(Figure scripts)

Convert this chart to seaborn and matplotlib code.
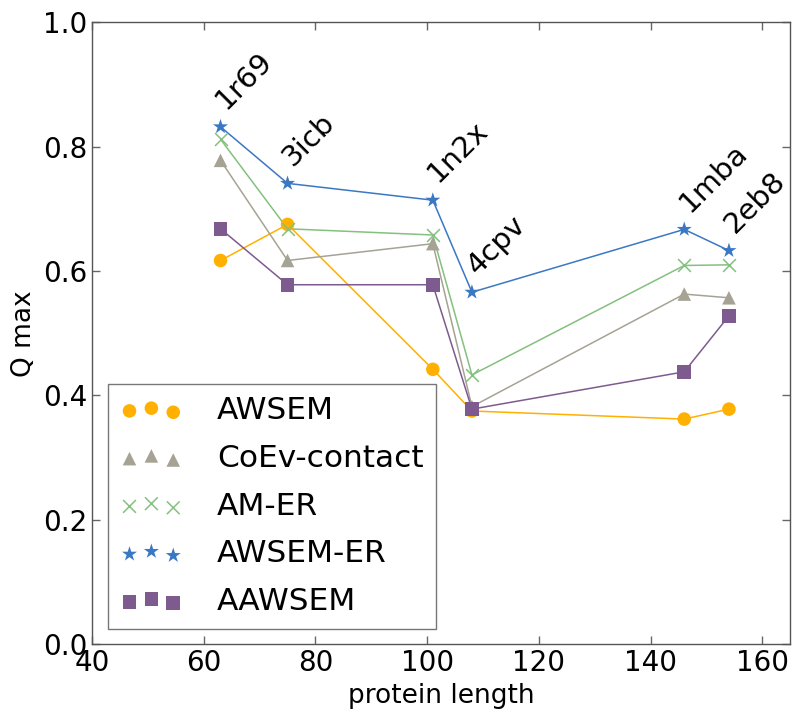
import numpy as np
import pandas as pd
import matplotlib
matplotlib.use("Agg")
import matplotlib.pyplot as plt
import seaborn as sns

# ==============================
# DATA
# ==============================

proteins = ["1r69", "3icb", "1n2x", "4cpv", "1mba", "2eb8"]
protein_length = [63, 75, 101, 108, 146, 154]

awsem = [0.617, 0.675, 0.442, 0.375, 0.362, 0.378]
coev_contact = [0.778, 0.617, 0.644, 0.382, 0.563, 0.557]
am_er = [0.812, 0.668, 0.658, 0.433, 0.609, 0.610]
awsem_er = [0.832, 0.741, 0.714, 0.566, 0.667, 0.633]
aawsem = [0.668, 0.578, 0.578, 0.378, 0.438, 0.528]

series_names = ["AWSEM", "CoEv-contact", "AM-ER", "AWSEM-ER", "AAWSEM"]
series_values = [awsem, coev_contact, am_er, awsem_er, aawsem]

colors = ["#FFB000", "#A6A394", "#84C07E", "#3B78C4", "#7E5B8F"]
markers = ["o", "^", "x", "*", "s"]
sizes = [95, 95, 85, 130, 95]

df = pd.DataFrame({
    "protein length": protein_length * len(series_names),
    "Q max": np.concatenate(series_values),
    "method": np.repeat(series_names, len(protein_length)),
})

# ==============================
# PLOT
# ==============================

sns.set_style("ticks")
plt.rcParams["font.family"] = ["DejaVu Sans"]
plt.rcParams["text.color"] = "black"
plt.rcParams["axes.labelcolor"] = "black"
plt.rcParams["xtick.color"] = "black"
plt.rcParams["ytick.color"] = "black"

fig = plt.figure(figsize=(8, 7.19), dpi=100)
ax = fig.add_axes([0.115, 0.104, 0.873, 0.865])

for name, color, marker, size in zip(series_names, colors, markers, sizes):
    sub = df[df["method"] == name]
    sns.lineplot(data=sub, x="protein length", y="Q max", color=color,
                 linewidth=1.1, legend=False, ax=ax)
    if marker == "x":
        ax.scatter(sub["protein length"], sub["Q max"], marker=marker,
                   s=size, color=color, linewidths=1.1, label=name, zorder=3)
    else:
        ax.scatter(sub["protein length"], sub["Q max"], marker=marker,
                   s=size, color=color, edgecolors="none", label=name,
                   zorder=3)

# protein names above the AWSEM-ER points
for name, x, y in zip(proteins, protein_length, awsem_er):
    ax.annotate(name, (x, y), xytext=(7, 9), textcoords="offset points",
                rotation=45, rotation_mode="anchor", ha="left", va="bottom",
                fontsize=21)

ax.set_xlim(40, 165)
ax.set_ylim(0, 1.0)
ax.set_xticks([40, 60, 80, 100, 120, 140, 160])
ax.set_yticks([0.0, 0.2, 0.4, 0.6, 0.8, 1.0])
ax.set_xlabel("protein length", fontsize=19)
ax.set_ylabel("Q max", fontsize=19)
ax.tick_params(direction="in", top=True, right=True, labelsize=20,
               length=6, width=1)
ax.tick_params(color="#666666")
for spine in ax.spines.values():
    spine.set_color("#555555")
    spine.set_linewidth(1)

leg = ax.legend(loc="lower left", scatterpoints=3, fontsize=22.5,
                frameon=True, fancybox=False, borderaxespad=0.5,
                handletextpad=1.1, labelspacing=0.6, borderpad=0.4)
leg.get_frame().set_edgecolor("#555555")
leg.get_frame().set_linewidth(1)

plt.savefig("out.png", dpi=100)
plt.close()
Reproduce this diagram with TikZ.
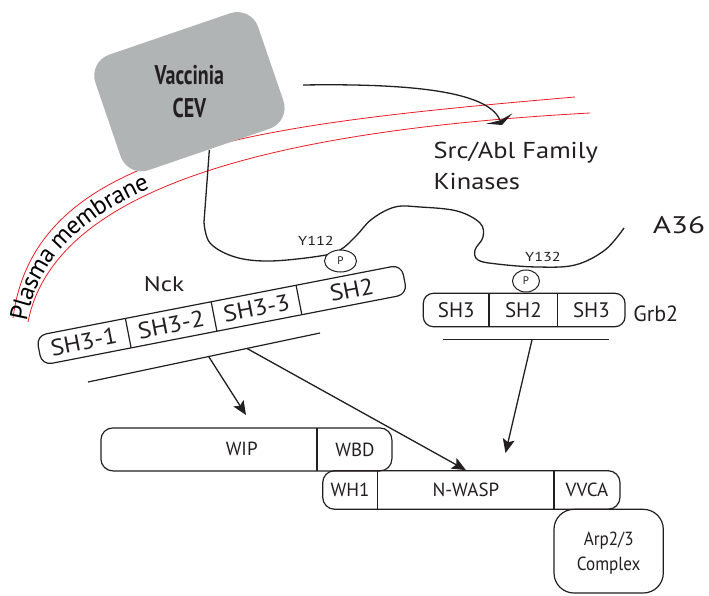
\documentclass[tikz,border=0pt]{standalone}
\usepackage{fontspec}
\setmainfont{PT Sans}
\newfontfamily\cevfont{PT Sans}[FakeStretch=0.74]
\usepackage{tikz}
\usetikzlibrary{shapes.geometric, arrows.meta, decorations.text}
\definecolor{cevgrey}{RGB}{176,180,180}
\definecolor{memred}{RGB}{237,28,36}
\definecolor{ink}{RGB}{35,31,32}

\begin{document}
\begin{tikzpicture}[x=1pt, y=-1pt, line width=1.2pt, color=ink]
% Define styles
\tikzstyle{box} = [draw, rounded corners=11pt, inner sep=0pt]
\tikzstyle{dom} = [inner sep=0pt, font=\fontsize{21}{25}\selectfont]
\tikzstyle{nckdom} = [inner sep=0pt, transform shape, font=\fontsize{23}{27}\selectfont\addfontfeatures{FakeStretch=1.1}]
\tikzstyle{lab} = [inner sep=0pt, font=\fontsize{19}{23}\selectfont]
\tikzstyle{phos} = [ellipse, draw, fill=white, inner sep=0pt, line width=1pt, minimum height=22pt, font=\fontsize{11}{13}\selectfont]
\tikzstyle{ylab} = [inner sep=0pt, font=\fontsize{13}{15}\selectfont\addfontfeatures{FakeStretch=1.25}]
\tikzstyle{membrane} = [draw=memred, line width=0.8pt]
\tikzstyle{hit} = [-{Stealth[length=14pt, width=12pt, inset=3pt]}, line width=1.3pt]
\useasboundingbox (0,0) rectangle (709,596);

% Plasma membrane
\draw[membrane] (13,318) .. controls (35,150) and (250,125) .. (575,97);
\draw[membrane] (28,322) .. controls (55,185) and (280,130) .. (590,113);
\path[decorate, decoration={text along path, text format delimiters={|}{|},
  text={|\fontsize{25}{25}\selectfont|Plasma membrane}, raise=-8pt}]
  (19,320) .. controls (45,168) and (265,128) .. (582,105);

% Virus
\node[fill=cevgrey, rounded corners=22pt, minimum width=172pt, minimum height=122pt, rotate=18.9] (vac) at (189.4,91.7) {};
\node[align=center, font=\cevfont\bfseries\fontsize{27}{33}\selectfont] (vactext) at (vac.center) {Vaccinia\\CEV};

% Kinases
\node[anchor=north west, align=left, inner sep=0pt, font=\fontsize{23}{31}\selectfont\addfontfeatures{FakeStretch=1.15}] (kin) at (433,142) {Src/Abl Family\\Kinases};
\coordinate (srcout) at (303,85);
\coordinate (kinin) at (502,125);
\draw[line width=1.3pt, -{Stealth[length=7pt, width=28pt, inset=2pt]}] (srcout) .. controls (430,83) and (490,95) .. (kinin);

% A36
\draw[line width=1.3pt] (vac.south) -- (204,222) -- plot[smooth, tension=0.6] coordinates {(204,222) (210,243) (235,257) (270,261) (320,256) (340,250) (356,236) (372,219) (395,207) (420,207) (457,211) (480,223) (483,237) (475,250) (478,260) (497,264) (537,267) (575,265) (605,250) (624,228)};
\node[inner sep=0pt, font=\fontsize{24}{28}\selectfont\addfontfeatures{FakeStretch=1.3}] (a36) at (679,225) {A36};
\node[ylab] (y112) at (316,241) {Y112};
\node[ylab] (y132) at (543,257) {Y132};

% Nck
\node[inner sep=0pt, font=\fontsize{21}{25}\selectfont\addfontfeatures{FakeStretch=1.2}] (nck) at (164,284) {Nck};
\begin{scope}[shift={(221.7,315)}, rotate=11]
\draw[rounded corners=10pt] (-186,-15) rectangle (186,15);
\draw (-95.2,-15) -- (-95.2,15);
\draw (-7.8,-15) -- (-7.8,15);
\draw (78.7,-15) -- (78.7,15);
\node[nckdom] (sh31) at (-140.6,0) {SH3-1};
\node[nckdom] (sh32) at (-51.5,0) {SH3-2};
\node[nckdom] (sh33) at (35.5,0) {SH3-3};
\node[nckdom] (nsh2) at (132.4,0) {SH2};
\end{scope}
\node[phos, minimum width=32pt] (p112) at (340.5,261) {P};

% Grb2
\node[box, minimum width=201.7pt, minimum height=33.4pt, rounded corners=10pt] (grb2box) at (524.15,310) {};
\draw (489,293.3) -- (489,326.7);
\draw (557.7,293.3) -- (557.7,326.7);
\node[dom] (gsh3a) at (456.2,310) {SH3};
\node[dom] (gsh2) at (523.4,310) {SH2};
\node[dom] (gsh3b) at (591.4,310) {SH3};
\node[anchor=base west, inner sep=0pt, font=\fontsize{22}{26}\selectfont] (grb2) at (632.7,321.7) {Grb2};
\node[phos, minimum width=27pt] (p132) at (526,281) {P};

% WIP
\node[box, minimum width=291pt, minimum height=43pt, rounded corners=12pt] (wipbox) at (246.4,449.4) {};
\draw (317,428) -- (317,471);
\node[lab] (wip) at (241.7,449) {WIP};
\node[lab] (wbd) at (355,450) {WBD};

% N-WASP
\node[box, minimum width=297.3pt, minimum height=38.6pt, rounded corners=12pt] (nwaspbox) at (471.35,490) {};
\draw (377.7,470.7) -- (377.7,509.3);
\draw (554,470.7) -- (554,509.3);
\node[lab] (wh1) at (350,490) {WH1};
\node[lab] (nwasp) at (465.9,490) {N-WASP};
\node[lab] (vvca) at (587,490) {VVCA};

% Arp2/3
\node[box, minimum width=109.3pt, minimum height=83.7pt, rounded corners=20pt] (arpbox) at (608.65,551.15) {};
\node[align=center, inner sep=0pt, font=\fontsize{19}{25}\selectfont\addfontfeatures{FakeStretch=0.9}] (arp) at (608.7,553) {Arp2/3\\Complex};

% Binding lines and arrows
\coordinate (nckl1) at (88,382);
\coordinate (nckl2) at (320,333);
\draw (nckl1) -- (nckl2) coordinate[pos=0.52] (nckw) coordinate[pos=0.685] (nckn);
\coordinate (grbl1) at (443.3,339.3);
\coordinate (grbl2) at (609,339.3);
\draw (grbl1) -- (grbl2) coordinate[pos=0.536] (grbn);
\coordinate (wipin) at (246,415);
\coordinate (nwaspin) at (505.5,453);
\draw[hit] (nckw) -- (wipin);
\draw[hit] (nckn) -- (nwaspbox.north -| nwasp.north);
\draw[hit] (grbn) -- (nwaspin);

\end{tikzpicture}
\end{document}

The task:
Take the lines from the first line of the entries through the line with "ax = fig.add_axes([0.115, 0.104, 0.873, 0.865])", inclusive, and give them again exactly, minus any pictures.

Correct result:
Convert this chart to seaborn and matplotlib code.
import numpy as np
import pandas as pd
import matplotlib
matplotlib.use("Agg")
import matplotlib.pyplot as plt
import seaborn as sns

# ==============================
# DATA
# ==============================

proteins = ["1r69", "3icb", "1n2x", "4cpv", "1mba", "2eb8"]
protein_length = [63, 75, 101, 108, 146, 154]

awsem = [0.617, 0.675, 0.442, 0.375, 0.362, 0.378]
coev_contact = [0.778, 0.617, 0.644, 0.382, 0.563, 0.557]
am_er = [0.812, 0.668, 0.658, 0.433, 0.609, 0.610]
awsem_er = [0.832, 0.741, 0.714, 0.566, 0.667, 0.633]
aawsem = [0.668, 0.578, 0.578, 0.378, 0.438, 0.528]

series_names = ["AWSEM", "CoEv-contact", "AM-ER", "AWSEM-ER", "AAWSEM"]
series_values = [awsem, coev_contact, am_er, awsem_er, aawsem]

colors = ["#FFB000", "#A6A394", "#84C07E", "#3B78C4", "#7E5B8F"]
markers = ["o", "^", "x", "*", "s"]
sizes = [95, 95, 85, 130, 95]

df = pd.DataFrame({
    "protein length": protein_length * len(series_names),
    "Q max": np.concatenate(series_values),
    "method": np.repeat(series_names, len(protein_length)),
})

# ==============================
# PLOT
# ==============================

sns.set_style("ticks")
plt.rcParams["font.family"] = ["DejaVu Sans"]
plt.rcParams["text.color"] = "black"
plt.rcParams["axes.labelcolor"] = "black"
plt.rcParams["xtick.color"] = "black"
plt.rcParams["ytick.color"] = "black"

fig = plt.figure(figsize=(8, 7.19), dpi=100)
ax = fig.add_axes([0.115, 0.104, 0.873, 0.865])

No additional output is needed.